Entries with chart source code
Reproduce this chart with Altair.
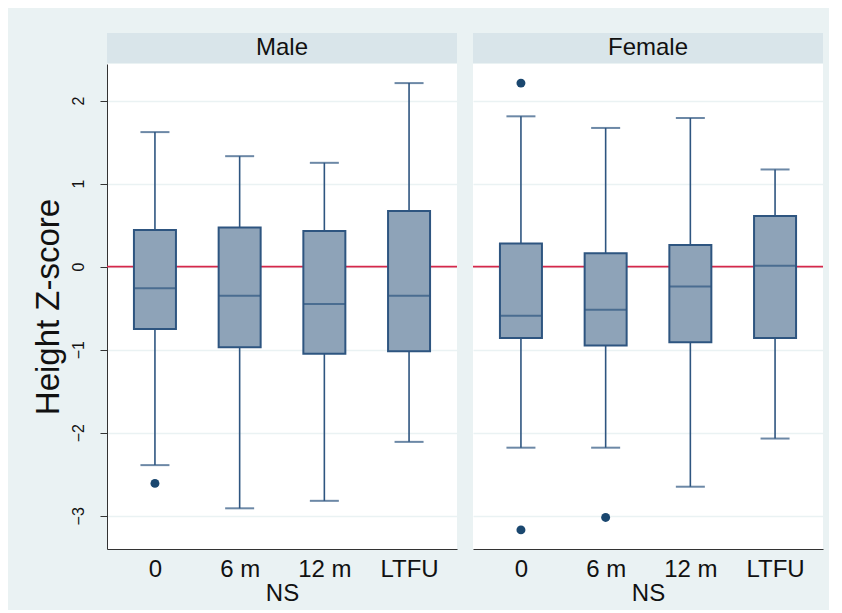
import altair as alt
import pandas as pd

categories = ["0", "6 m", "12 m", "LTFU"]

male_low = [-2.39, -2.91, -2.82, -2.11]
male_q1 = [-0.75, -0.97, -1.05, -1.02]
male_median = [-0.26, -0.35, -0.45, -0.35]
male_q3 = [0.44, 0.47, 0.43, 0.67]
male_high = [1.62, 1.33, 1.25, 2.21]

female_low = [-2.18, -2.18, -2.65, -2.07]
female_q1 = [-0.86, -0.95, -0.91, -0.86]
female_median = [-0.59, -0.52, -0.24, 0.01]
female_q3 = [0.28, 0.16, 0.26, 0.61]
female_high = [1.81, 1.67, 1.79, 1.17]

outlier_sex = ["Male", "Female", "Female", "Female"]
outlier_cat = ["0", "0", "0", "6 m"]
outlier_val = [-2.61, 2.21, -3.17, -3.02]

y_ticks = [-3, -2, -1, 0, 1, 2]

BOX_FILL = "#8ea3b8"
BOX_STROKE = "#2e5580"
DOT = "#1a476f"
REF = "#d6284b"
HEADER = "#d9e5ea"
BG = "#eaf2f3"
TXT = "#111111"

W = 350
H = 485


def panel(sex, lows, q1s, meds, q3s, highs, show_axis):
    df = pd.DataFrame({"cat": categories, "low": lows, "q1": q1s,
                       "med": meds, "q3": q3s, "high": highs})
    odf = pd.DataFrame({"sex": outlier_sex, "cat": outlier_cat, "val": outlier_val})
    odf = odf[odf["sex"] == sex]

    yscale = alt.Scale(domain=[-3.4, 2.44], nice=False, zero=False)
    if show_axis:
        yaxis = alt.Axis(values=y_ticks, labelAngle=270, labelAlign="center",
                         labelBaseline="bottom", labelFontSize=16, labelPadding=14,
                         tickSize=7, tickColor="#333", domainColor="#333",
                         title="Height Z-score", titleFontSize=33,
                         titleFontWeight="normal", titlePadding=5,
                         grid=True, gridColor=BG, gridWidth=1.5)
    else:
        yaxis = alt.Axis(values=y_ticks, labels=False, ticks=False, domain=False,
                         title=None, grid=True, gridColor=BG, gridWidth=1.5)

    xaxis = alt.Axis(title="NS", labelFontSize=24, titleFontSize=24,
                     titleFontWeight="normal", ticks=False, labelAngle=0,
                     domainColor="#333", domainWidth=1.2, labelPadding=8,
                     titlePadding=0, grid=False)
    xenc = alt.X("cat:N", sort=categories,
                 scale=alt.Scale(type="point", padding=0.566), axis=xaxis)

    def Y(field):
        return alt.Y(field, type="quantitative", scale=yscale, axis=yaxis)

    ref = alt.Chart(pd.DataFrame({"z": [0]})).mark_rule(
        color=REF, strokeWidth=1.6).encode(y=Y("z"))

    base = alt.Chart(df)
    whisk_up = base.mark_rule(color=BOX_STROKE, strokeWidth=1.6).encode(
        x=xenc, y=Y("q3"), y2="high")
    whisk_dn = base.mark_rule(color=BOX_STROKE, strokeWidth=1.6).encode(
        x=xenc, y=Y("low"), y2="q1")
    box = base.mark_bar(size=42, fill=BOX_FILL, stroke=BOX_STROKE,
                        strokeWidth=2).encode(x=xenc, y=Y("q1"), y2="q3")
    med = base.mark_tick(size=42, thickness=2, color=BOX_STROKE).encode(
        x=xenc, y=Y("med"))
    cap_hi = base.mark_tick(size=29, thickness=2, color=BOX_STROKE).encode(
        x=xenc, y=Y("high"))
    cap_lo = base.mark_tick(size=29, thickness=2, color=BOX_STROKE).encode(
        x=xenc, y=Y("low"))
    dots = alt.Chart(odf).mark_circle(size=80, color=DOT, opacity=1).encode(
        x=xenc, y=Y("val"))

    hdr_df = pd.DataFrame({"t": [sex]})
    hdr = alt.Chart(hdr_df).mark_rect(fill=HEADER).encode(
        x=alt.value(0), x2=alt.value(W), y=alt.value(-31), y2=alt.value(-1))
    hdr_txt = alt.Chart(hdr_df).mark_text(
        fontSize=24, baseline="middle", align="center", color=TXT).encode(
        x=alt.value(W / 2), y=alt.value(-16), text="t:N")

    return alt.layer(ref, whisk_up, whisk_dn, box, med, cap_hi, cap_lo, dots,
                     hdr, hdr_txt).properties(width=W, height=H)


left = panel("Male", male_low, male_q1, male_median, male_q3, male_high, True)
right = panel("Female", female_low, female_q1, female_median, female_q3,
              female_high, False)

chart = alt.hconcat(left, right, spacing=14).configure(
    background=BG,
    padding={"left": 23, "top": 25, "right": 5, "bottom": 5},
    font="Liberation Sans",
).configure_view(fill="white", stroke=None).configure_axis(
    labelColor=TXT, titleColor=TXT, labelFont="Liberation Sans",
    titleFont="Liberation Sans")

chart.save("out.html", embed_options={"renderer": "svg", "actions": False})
---
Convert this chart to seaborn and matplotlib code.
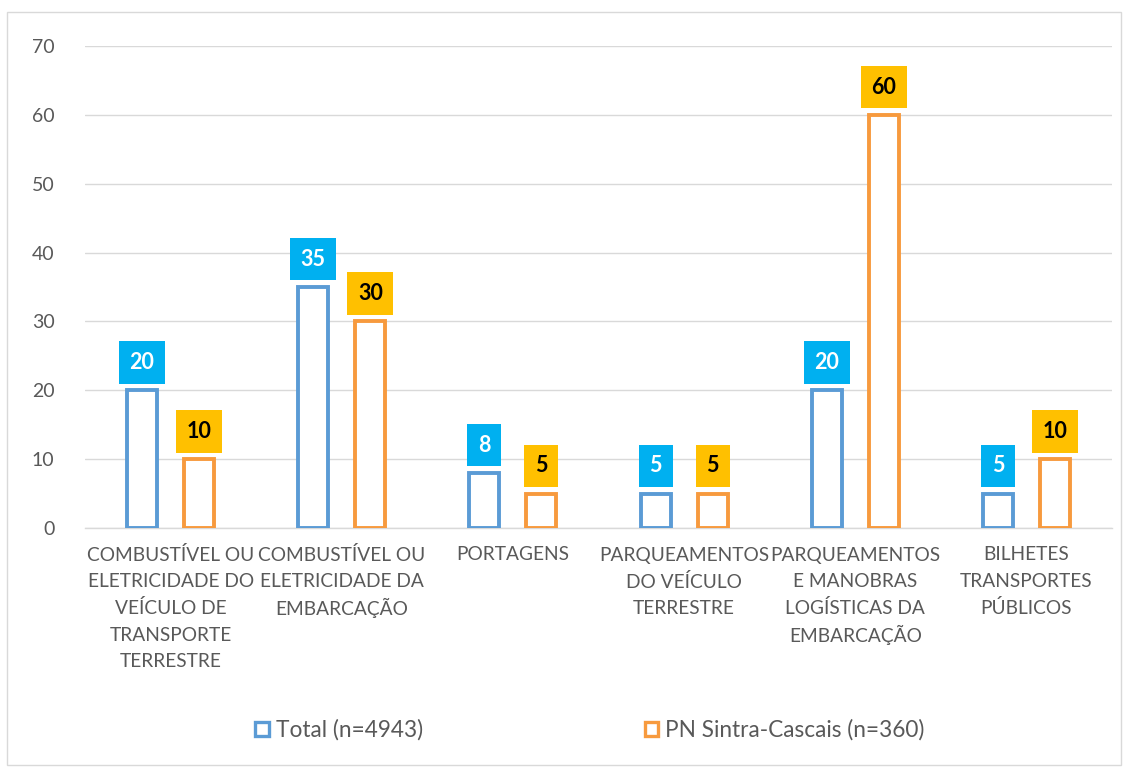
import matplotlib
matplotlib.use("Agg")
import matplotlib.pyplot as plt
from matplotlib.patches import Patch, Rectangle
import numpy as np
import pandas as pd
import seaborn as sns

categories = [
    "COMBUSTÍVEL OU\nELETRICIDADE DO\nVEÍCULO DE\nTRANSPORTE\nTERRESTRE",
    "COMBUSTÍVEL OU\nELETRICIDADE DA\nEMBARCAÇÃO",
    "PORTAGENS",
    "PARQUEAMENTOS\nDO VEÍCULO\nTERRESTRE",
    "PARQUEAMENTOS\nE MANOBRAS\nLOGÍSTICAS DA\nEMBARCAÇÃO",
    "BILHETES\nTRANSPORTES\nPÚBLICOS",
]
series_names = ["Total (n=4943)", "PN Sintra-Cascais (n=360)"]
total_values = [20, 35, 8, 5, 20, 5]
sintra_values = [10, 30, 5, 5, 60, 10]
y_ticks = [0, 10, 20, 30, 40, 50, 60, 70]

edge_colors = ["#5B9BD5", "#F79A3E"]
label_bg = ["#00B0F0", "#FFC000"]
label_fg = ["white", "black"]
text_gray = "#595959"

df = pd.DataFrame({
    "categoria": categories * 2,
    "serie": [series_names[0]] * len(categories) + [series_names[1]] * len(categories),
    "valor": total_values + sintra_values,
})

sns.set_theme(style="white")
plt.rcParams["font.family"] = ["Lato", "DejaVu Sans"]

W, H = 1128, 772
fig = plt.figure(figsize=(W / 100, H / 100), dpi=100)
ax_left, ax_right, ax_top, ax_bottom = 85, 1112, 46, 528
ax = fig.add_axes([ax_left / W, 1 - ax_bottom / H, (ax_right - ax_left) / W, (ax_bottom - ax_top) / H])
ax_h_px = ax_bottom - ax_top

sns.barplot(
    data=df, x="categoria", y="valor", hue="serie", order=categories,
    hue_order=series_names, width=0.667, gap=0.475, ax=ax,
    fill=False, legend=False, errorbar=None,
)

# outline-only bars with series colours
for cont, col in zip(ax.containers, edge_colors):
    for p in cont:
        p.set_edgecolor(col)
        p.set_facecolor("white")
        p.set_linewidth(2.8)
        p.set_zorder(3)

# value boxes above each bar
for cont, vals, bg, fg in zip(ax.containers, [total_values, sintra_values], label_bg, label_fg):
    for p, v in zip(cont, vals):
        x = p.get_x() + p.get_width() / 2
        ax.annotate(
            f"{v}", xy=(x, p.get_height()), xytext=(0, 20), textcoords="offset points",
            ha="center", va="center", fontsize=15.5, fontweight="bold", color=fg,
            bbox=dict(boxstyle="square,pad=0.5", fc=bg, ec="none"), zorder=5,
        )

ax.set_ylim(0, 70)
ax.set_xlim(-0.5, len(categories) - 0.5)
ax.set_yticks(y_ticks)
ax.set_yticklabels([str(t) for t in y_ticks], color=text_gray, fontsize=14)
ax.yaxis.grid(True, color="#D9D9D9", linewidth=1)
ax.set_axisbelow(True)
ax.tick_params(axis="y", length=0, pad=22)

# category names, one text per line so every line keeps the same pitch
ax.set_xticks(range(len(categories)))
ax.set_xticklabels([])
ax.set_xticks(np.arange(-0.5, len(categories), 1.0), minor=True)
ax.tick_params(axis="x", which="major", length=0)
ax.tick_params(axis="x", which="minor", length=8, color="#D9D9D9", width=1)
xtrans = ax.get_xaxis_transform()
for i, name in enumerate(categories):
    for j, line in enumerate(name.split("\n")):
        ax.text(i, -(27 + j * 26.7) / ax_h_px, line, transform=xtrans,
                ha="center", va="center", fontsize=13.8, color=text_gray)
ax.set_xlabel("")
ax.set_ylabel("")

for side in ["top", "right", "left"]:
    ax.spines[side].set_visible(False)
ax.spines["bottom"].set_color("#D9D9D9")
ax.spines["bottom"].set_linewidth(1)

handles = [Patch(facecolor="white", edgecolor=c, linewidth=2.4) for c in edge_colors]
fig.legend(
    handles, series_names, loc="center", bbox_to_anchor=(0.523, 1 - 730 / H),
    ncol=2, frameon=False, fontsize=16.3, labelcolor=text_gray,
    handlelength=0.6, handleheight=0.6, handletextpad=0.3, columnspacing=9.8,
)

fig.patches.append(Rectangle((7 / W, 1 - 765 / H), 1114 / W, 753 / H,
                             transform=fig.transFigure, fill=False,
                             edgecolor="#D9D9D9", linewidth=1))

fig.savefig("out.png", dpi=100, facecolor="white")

■ What is needed
Find every line of the data that holds the string "this", then say how many there are and nothing else.

■ Response
2